Early on in the game, the main character is pulled into an alternate dimension...where he turns into a wolf.
...Am I missing something here?
Yes, you are: the point.
The point being?
And the gameplay stuff. LOZ isn't a game about jumping (obviously, or they wouldn't make you jump automatically) or solving puzzles, or fighting dudes. That's just the generic bits within it. It's a game about having an adventure.
By persistantly employing broken jumping controls, shitty excuses-for-puzzles, and a halfway-decent swordfighting mechanic? Yeah, that's like, totally not about any of those things.
What you're doing here is the equivilant of going into a kids show- something about kids who have adventures and save the world, perhaps- and writing a long rant about how the characters were two dimensional and there was no motivation and the outcome was unrealistic and the world didn't make sense, and then complaining about the freudian overtones, and then saying that the kid fans of the show were lying to everyone when they said it was good.
...No. No it isn't. What I did was the equivalent of abandoning my Spongebob cartoons in favor of a game that had been painted by all the world as a mature, soul-healing
gem of a product, only to find out that it was in fact a bad case of the crabs. What I did was the equivalent of going into a showing of "Macbeth" and getting an amateur elementary school drama club's production of "the little engine that could".
It's not ABOUT that. It's about the child-like sense of wonder with exploring the world and using cool gadgets to get to cool places and fighting giant cool boss dudes and transforming into a super awesome cool wolf.
NO! STOP! DO NOT PASS GO, DO NOT COLLECT 200$, DO NOT SAY ANOTHER WORD! The game is not about
any of those things! It was about being a mute keebler elf in a Hellish excuse for a fantasy world; it was about a creepy nude imp who seemed to be just a little too happy at most times; it was about walking in circles for an hour or two at any given moment; it was about the cold deadness that crept over your soul when you realized that THIS was the game that lit then entire world of 2007 on fire; it was about trying with all your might to finish the level you were on, because you knew things were about to get good, only tio find out that--BLAM!-- that was the endgame sequence; it was about trying to not cut yourself! SMG was about child-like wonder;
Mass Efefct was about child-like wonder; MY FECKING BOOK was about child-like wonder!

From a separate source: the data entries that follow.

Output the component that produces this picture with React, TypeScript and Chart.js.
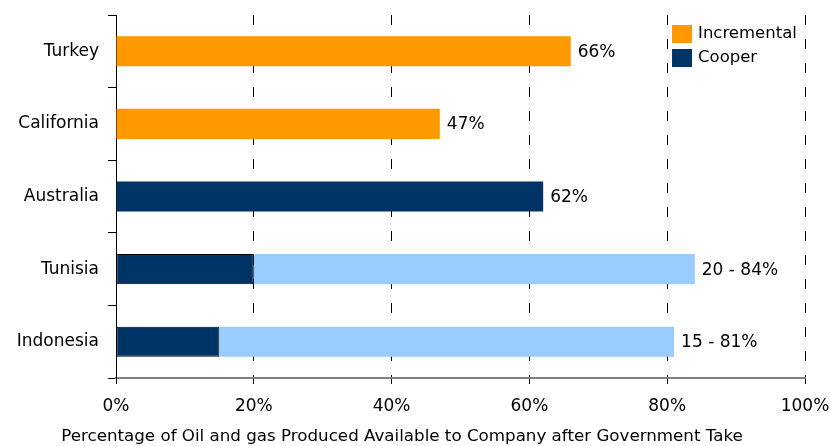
import React, { useEffect, useRef } from "react";
import { Chart, registerables } from "chart.js";

Chart.register(...registerables);

const categories = ["Turkey", "California", "Australia", "Tunisia", "Indonesia"];
const incremental = [66, 47, 0, 0, 0];
const cooper = [0, 0, 62, 20, 15];
const rangeExtra = [0, 0, 0, 64, 66];
const valueLabels = ["66%", "47%", "62%", "20 - 84%", "15 - 81%"];
const xTicks = [0, 20, 40, 60, 80, 100];
const legendItems = [
  { label: "Incremental", color: "#FF9900" },
  { label: "Cooper", color: "#003366" },
];
const axisTitle = "Percentage of Oil and gas Produced Available to Company after Government Take";

const FONT = "'DejaVu Sans', sans-serif";

export default function App() {
  const ref = useRef<HTMLCanvasElement | null>(null);

  useEffect(() => {
    document.body.style.margin = "0";
    const canvas = ref.current;
    if (!canvas) return;

    const labelPlugin = {
      id: "labels",
      afterDatasetsDraw(chart: any) {
        const ctx = chart.ctx;
        const xs = chart.scales.x;
        const ys = chart.scales.y;
        ctx.save();
        ctx.font = `17px ${FONT}`;
        ctx.fillStyle = "#000";
        ctx.textBaseline = "middle";
        ctx.textAlign = "left";
        categories.forEach((_, i) => {
          const total = incremental[i] + cooper[i] + rangeExtra[i];
          const x = xs.getPixelForValue(total) + 7;
          const y = ys.getPixelForValue(i);
          ctx.fillText(valueLabels[i], x, y + 1);
        });
        // legend
        const left = xs.getPixelForValue(80.7);
        const top = chart.chartArea.top;
        ctx.font = `16.5px ${FONT}`;
        legendItems.forEach((it, k) => {
          const by = top + 10 + k * 24;
          ctx.fillStyle = it.color;
          ctx.fillRect(left, by, 20, 18);
          ctx.fillStyle = "#000";
          ctx.fillText(it.label, left + 26, by + 9);
        });
        // axis title
        ctx.font = `16.7px ${FONT}`;
        ctx.textAlign = "center";
        ctx.fillText(axisTitle, 402, 437);
        ctx.restore();
      },
    };

    const chart = new Chart(canvas, {
      type: "bar",
      data: {
        labels: categories,
        datasets: [
          {
            label: "Incremental",
            data: incremental,
            backgroundColor: "#FF9900",
            barPercentage: 0.415,
            categoryPercentage: 1,
          },
          {
            label: "Cooper",
            data: cooper,
            backgroundColor: "#003366",
            borderColor: "#000000",
            borderWidth: [0, 0, 0, 1, 1],
            borderSkipped: false,
            barPercentage: 0.415,
            categoryPercentage: 1,
          },
          {
            label: "Range",
            data: rangeExtra,
            backgroundColor: "#99CCFF",
            barPercentage: 0.415,
            categoryPercentage: 1,
          },
        ],
      },
      options: {
        indexAxis: "y",
        animation: false,
        responsive: false,
        maintainAspectRatio: false,
        layout: { padding: { top: 15, right: 25, left: 0, bottom: 0 } },
        plugins: {
          legend: { display: false },
          tooltip: { enabled: false },
        },
        scales: {
          x: {
            stacked: true,
            min: 0,
            max: 100,
            afterFit(scale: any) {
              scale.height = 68;
              scale.paddingRight = 0;
              scale.paddingLeft = 0;
            },
            afterBuildTicks(scale: any) {
              scale.ticks = xTicks.map((v) => ({ value: v }));
            },
            ticks: {
              callback: (v: any) => `${v}%`,
              color: "#000",
              font: { family: FONT, size: 17 },
              padding: 12,
              maxRotation: 0,
            },
            grid: {
              color: "#000",
              lineWidth: 1,
              drawTicks: true,
              tickLength: 6,
              tickColor: "#000",
              tickBorderDash: [],
            },
            border: {
              display: true,
              color: "#808080",
              width: 2,
              dash: [10, 14],
            },
            title: { display: false },
          },
          y: {
            stacked: true,
            afterFit(scale: any) {
              scale.width = 116;
              scale.paddingTop = 0;
              scale.paddingBottom = 0;
            },
            ticks: {
              color: "#000",
              font: { family: FONT, size: 17 },
              padding: 9,
            },
            grid: {
              offset: true,
              drawOnChartArea: false,
              drawTicks: true,
              tickLength: 8,
              tickColor: "#000",
            },
            border: { display: true, color: "#000", width: 1 },
          },
        },
      },
      plugins: [labelPlugin],
    } as any);

    return () => chart.destroy();
  }, []);

  return (
    <div style={{ position: "absolute", left: 0, top: 0, width: 830, height: 446 }}>
      <canvas ref={ref} width={830} height={446} style={{ display: "block" }} />
    </div>
  );
}
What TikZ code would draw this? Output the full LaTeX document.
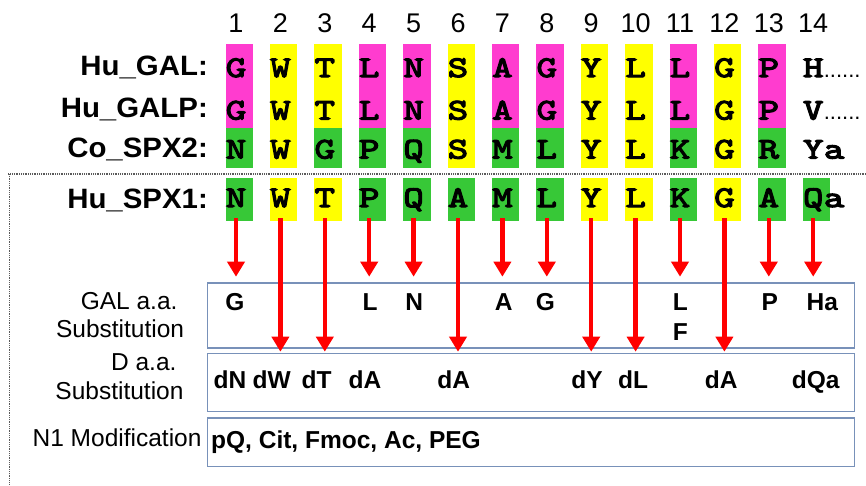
\documentclass[tikz,border=0pt]{standalone}
\usepackage{fontspec}
\setmainfont{Liberation Sans}
\newfontfamily\labfont{Liberation Sans}[FakeStretch=1.05]
\newfontfamily\aafont{lmmono10-regular.otf}[FakeBold=4,FakeStretch=1.3]
\usetikzlibrary{arrows.meta}
\definecolor{mag}{RGB}{255,60,207}
\definecolor{yel}{RGB}{255,255,0}
\definecolor{grn}{RGB}{55,200,55}
\definecolor{boxc}{RGB}{120,145,185}
\definecolor{sepc}{RGB}{90,90,90}
\begin{document}
\begin{tikzpicture}[x=1pt,y=-1pt,
  lab/.style={font=\labfont\fontsize{28}{30}\selectfont\bfseries, anchor=base east, inner sep=0},
  aa/.style={font=\aafont\fontsize{30}{32}\selectfont, anchor=base, inner sep=0},
  num/.style={font=\fontsize{27}{30}\selectfont, anchor=base, inner sep=0},
  sub/.style={font=\fontsize{24.5}{28}\selectfont\bfseries, anchor=base, inner sep=0},
  boxlab/.style={font=\fontsize{24.5}{28}\selectfont, anchor=base east, inner sep=0},
  panel/.style={draw=boxc, line width=1.3pt, fill=white, minimum width=647pt, inner sep=0, anchor=north west},
  arr/.style={draw=red, line width=4.5pt, -{Triangle[width=17pt,length=15pt]}},
  cell/.style={minimum width=27.5pt, minimum height=42.7pt, inner sep=0},
  sep/.style={draw=sepc, line width=1.3pt, dash pattern=on 1pt off 0.8pt},
]
\useasboundingbox (0,0) rectangle (866,485);

% separator
\draw[sep] (8.3,174) -- (866,174);
\draw[sep] (9.5,174) -- (9.5,485);

% row labels
\node[lab] (lgal)  at (208,75)    {Hu\_GAL:};
\node[lab] (lgalp) at (208,117.5) {Hu\_GALP:};
\node[lab] (lco)   at (208,157.7) {Co\_SPX2:};
\node[lab] (lspx)  at (208,208.3) {Hu\_SPX1:};

% top three rows
\foreach \i/\a/\b/\ca/\cb in {1/G/N/mag/grn, 2/W/W/yel/yel, 3/T/G/yel/grn, 4/L/P/mag/grn,
  5/N/Q/mag/grn, 6/S/S/yel/yel, 7/A/M/mag/grn, 8/G/L/mag/grn, 9/Y/Y/yel/yel,
  10/L/L/yel/yel, 11/L/K/mag/grn, 12/G/G/yel/yel, 13/P/R/mag/grn}{
  \pgfmathsetmacro{\c}{236+44.4*(\i-1)}
  \fill[\ca] ({\c-10.5},44.3) rectangle ({\c+17},128.2);
  \fill[\cb] ({\c-10.5},127.7) rectangle ({\c+17},168.3);
  \node[aa] (ra\i) at (\c,77) {\a};
  \node[aa] (rb\i) at (\c,119.5) {\a};
  \node[aa] (rc\i) at (\c,158.5) {\b};
}
\foreach \i in {1,...,14}{
  \pgfmathsetmacro{\c}{236+44.4*(\i-1)}
  \node[num] (n\i) at (\c,32) {\i};
}
% column 14 of the top rows
\node[aa] (ra14) at (813.2,77) {H};
\node[anchor=base west, inner sep=0, font=\fontsize{22}{24}\selectfont] (da14) at (ra14.base east) {......};
\node[aa] (rb14) at (813.2,119.5) {V};
\node[anchor=base west, inner sep=0, font=\fontsize{22}{24}\selectfont] (db14) at (rb14.base east) {......};
\node[aa] (rc14) at (813.2,158.5) {Y};
\node[aa, anchor=base west] (rcx14) at (rc14.base east) {a};

% Hu_SPX1 row
\foreach \i/\a/\cc in {1/N/grn, 2/W/yel, 3/T/yel, 4/P/grn, 5/Q/grn, 6/A/grn, 7/M/grn,
  8/L/grn, 9/Y/yel, 10/L/yel, 11/K/grn, 12/G/yel, 13/A/grn, 14/Q/grn}{
  \pgfmathsetmacro{\c}{236+44.4*(\i-1)}
  \node[cell, fill=\cc] (cell\i) at ({\c+3.25},199.65) {};
  \node[aa] (s\i) at (\c,207) {\a};
}
\node[aa, anchor=base west] (sx14) at (s14.base east) {a};

% panels
\node[panel, minimum height=65pt]   (galbox) at (206.7,282.3) {};
\node[panel, minimum height=58.3pt] (dbox)   at (206.7,352.7) {};
\node[panel, minimum height=48.7pt] (nbox)   at (206.7,417.3) {};

% panel labels
\node[boxlab] (g1) at (177.7,309.3) {GAL a.a.};
\node[boxlab] (g2) at (184.3,337.3) {Substitution};
\node[boxlab] (d1) at (176.7,370)   {D a.a.};
\node[boxlab] (d2) at (183.7,399.3) {Substitution};
\node[boxlab] (m1) at (201.7,446.7) {N1 Modification};

% GAL substitutions
\node[sub] (gG)  at (235,310)   {G};
\node[sub] (gL)  at (370,310)   {L};
\node[sub] (gN)  at (414.3,310) {N};
\node[sub] (gA)  at (503.7,310) {A};
\node[sub] (gG2) at (545.3,310) {G};
\node[sub] (gL2) at (680.3,310) {L};
\node[sub] (gF)  at (680.3,340) {F};
\node[sub] (gP)  at (769.7,310) {P};
\node[sub] (gH)  at (822.3,310) {Ha};

% D substitutions
\node[sub] (dN)  at (230,388.3)   {dN};
\node[sub] (dW)  at (271.7,388.3) {dW};
\node[sub] (dT)  at (316.7,388.3) {dT};
\node[sub] (dA1) at (365,388.3)   {dA};
\node[sub] (dA2) at (453.7,388.3) {dA};
\node[sub] (dY)  at (587,388.3)   {dY};
\node[sub] (dL)  at (633,388.3)   {dL};
\node[sub] (dA3) at (721.3,388.3) {dA};
\node[sub] (dQ)  at (815.7,388.3) {dQa};

% N1 modification
\node[sub, anchor=base west] (mods) at (211,448.3) {pQ, Cit, Fmoc, Ac, PEG};

% arrows
\foreach \i in {1,4,5,7,8,11,13,14}{
  \draw[arr] ([yshift=3pt]s\i |- cell\i.south) -- ([yshift=5.6pt]s\i |- galbox.north);
}
\foreach \i in {2,3,6,9,10,12}{
  \draw[arr] ([yshift=3pt]s\i |- cell\i.south) -- ([yshift=1pt]s\i |- dbox.north);
}
\end{tikzpicture}
\end{document}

This...this is...Oh. If only there were words for it.
If you go into it acting all cynical about it, then yeah, you won't like it. It's probably pretty stupid, really. It's not mature. It's not well written. It is definetly not watchmen.
But you know, I liked it.
Fair enough, but quit trying to tell me how I misunderstood my own opinion.
Now quit calling Freud a liar.
((Freud was full of shit, dude. Famously so.
Felt like murdering your father and having sex with your mother lately? I don't think you can blame the pedophilic overtones on anyone but yourself.))
Low blow, buddy. Low blow. I'll have you know that my father was an alcoholic, thank you very much, that's pumpkin juice on the machete, and I didn't do ANYTHING with all that cement I ordered a week ago.
Harrumph.
Thanks for writing, though. Criticism is a good thing.